Gottgegebene Wut

Kolumne 15. Januar 2014

In Frankreich streitet man über das Auftrittsverbot gegen den Komiker Dieudonné. Darf Satire denn nicht alles? Oder handelt es sich gar nicht um Satire?
In Frankreich macht seit einiger Zeit ein Mann von sich reden und beschäftigt jetzt höchste Gerichte samt Regierung, den man nach dem ersten Augenschein als Schwarzen einstufen kann. Dieudonné, zu deutsch „der Gottgegebene“, wie er sich nennt,  füllt inzwischen mühelos die größten Arenen des Landes  – wenn man ihn denn lässt.

Denn es hagelt Auftrittsverbote. Man könnte annehmen, dass der 47jährige  gegen den auch in Frankreich grassierenden Fremden- und Rassenhass in seiner Show verbal zu Felde zieht. Dem ist aber nicht so. Er hat sich im Gegenteil darauf spezialisiert, seine wachsende Fangemeinde mit antisemitischen Anspielungen der härteren Art aufzuheizen. Da ist schon mal von Gaskammern die Rede und Wortspielen wie „IsraHeil“. Jetzt hat er vorerst alle Auftritte abgesagt und arbeitet an einem neuen Programm.

Mit dem italienischen Komiker Beppe Grillo verbindet ihn auf den ersten Blick nur so viel: Beide scheinen von den Regeln der Demokratie, die nun einmal bestimmte Tabus kennt und auch braucht, nicht allzuviel zu halten. In unterschiedlichem Maße gilt das auch für ihre Anhänger. Immerhin haben diese bei Wahlen in Italien dem Parteiensystem das Fürchten gelehrt. In Frankreich steht der Front National bereit, die von Dieudonné lustvoll verbreiteten Ressentiments schon bei den Europawahlen im Mai in Stimmen umzusetzen. Dass Le Pen-Senior Pate eines der Kinder des Komikers ist, lässt an dessen rechtsradikaler Gesinnung kaum noch Zweifel aufkommen.

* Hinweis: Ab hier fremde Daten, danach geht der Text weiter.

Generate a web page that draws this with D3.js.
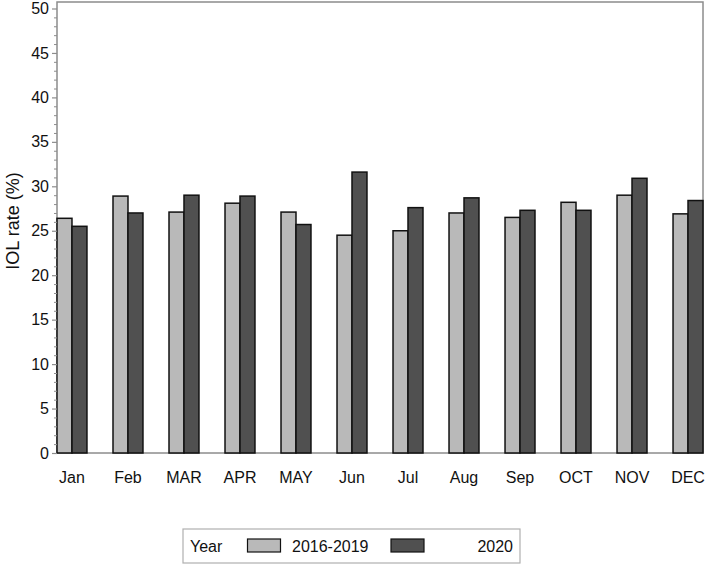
<!DOCTYPE html>
<html>
<head>
<meta charset="utf-8">
<script src="https://cdn.jsdelivr.net/npm/d3@7"></script>
<style>
  body { margin: 0; background: #fff; }
  text { font-family: "Liberation Sans", Arial, sans-serif; fill: #111; }
</style>
</head>
<body>
<div id="chart"></div>
<script>
const months = ["Jan", "Feb", "MAR", "APR", "MAY", "Jun", "Jul", "Aug", "Sep", "OCT", "NOV", "DEC"]
const series = ["2016-2019", "2020"]
const rate2016_2019 = [26.4, 28.9, 27.1, 28.1, 27.1, 24.5, 25.0, 27.0, 26.5, 28.2, 29.0, 26.9]
const rate2020 = [25.5, 27.0, 29.0, 28.9, 25.7, 31.6, 27.6, 28.7, 27.3, 27.3, 30.9, 28.4]
const yTicks = [0, 5, 10, 15, 20, 25, 30, 35, 40, 45, 50]
const colors = ["#b9b9b9", "#505050"]

const width = 709, height = 566
const margin = {left: 57, right: 703, top: 2, bottom: 453}

const svg = d3.select("#chart").append("svg")
  .attr("width", width)
  .attr("height", height)

const x = d3.scaleBand()
  .domain(months)
  .range([margin.left, margin.right])
  .paddingInner(0.465)
  .paddingOuter(0)

const xSub = d3.scaleBand()
  .domain(series)
  .range([0, x.bandwidth()])

const y = d3.scaleLinear()
  .domain([0, 50])
  .range([margin.bottom, 8.5])

// frame
svg.append("rect")
  .attr("x", margin.left).attr("y", margin.top)
  .attr("width", margin.right - margin.left).attr("height", margin.bottom - margin.top)
  .attr("fill", "none")
  .attr("stroke", "#8c8c8c")
  .attr("stroke-width", 1.5)

// bars
const groups = svg.selectAll("g.month")
  .data(months)
  .enter().append("g")
  .attr("class", "month")
  .attr("transform", d => "translate(" + x(d) + ",0)")

groups.selectAll("rect")
  .data((d, i) => [{s: series[0], v: rate2016_2019[i]}, {s: series[1], v: rate2020[i]}])
  .enter().append("rect")
  .attr("x", d => xSub(d.s))
  .attr("y", d => y(d.v))
  .attr("width", xSub.bandwidth())
  .attr("height", d => y(0) - y(d.v))
  .attr("fill", (d, i) => colors[i])
  .attr("stroke", "#111")
  .attr("stroke-width", 1.5)

// y axis (major + minor ticks)
const minor = d3.range(0, 51, 1).filter(v => v % 5 !== 0)
svg.append("g")
  .attr("transform", "translate(" + margin.left + ",0)")
  .call(d3.axisLeft(y).tickValues(minor).tickSize(3).tickFormat(""))
  .call(g => g.select(".domain").remove())
  .call(g => g.selectAll("line").attr("stroke", "#8c8c8c"))

const yAxis = svg.append("g")
  .attr("transform", "translate(" + margin.left + ",0)")
  .call(d3.axisLeft(y).tickValues(yTicks).tickSize(5).tickPadding(3))
yAxis.select(".domain").remove()
yAxis.selectAll("line").attr("stroke", "#8c8c8c").attr("stroke-width", 1.2)
yAxis.selectAll("text").attr("font-size", 16).style("font-family", "Liberation Sans, Arial, sans-serif").attr("fill", "#111")

// x labels
svg.selectAll("text.mlabel")
  .data(months)
  .enter().append("text")
  .attr("class", "mlabel")
  .attr("x", d => x(d) + x.bandwidth() / 2)
  .attr("y", 483)
  .attr("text-anchor", "middle")
  .attr("font-size", 16)
  .text(d => d)

// y title
svg.append("text")
  .attr("transform", "translate(19,221) rotate(-90)")
  .attr("text-anchor", "middle")
  .attr("font-size", 18)
  .text("IOL rate (%)")

// legend
const legend = svg.append("g")
legend.append("rect")
  .attr("x", 183).attr("y", 529)
  .attr("width", 337).attr("height", 34)
  .attr("fill", "none")
  .attr("stroke", "#b0b0b0")
  .attr("stroke-width", 1.2)
legend.append("text")
  .attr("x", 190).attr("y", 552)
  .attr("font-size", 16)
  .text("Year")

const swatchX = [247.5, 391]
series.forEach(function(s, i) {
  legend.append("rect")
    .attr("x", swatchX[i]).attr("y", 539)
    .attr("width", 33).attr("height", 13)
    .attr("fill", colors[i])
    .attr("stroke", "#111")
    .attr("stroke-width", 1.2)
})
legend.append("text")
  .attr("x", 292).attr("y", 552)
  .attr("font-size", 16)
  .text(series[0])
legend.append("text")
  .attr("x", 513).attr("y", 552)
  .attr("text-anchor", "end")
  .attr("font-size", 16)
  .text(series[1])
</script>
</body>
</html>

Natürlich fragen sich nicht nur die Hüter des Freien Wortes, ob Verbote die angemessene Reaktion auf die Provokationen des anscheinend Unbelehrbaren sind. Sind sie doch letztes Mittel der Notwehr in einer Demokratie, will man dem Vorwurf der Zensur entgehen. Und das alles im Mutterland der Revolution und Aufklärung. Reflexhaft fällt da sicher nicht nur mir Kurt Tucholskys Diktum ein: „Die Satire darf alles.“ Dabei stellt sich die Frage, ob das Treiben des Komikers überhaupt als Satire gewertet  werden kann, die den besonderen Schutz der Kunst genießt. Erinnerte doch die linke Tageszeitung „Libération“ alle Verbotsbefürworter an „das Risiko, aus dem Katastrophenkomiker einen Märtyrer der Meinungsfreiheit zu machen“. 

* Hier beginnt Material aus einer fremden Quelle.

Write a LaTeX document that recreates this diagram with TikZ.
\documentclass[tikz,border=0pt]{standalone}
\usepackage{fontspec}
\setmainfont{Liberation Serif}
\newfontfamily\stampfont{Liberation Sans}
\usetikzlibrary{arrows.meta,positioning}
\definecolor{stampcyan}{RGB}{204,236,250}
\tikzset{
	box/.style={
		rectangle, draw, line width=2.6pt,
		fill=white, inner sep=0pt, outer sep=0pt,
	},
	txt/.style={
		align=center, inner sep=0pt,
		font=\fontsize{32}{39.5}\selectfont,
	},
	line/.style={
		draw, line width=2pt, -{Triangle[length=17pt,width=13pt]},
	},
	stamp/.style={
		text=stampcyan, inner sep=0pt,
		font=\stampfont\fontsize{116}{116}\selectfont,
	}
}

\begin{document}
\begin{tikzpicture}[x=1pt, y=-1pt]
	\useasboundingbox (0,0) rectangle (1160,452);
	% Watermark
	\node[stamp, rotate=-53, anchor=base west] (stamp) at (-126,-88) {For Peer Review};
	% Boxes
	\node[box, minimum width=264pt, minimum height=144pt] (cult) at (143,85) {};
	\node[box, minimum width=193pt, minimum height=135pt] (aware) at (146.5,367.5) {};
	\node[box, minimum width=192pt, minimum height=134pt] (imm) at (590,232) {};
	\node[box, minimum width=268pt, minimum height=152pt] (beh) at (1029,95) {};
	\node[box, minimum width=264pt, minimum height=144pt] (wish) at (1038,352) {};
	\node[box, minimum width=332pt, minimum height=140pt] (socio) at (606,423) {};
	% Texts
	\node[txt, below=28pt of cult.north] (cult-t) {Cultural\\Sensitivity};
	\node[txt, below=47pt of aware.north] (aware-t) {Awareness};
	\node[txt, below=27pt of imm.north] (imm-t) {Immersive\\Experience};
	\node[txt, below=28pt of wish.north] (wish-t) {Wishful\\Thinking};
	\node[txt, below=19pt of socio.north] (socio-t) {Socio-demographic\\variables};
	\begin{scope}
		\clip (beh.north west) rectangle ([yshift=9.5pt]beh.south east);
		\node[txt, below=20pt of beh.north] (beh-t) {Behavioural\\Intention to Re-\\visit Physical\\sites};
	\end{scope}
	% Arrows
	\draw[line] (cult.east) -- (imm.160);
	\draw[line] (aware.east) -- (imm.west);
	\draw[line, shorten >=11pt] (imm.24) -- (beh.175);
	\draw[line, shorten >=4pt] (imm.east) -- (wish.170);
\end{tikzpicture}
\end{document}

Für mich gibt es keine Satire und keine Kunst ohne Verantwortung. So waren auch die antijüdischen Karikaturen im „Stürmer“ nur primitive Hetze. Niemand käme auf die Idee, sie unter den Schutz der Kunstfreiheit zu stellen. Was Dieudonné vor einem Massenpublikum treibt, ist mit legitimer Grenzüberschreitung nicht zu rechtfertigen, von der die Satire ja lebt. Deshalb taugt er nicht zum Märtyrer, will man den Begriff nicht völlig umdeuten. Das sage ich als Satiriker, der selbst mehr als 40 Prozesse gegen seine Arbeiten erfolgreich überstanden hat.

Ich bleibe ein Anhänger der wehrhaften Demokratie als Antwort auf den Nachtwächterstaat. Sie ist für mich kein Trampolin, auf dem man nach Belieben herumhopsen kann, gar als Test, wann wohl die Matte reißt. Nicht die flaue, weichgespülte und feige Demokratie wird ihren Gegnern  Paroli bieten können. Auf Hetze gegen Minderheiten muss der Staat zum Schutz seiner Bürger reagieren. Dass besonders jede Form von Antisemitismus zu ahnden ist, gehört jedenfalls zu unserem Selbstverständnis.

Hierzulande toben sich Rechtsradikale eher in martialisch anmutenden Aufmärschen und bei wilden Konzerten aus, wenn sie die Hassgesänge der einschlägigen Bands mitgrölen. Beruhigend ist das nicht.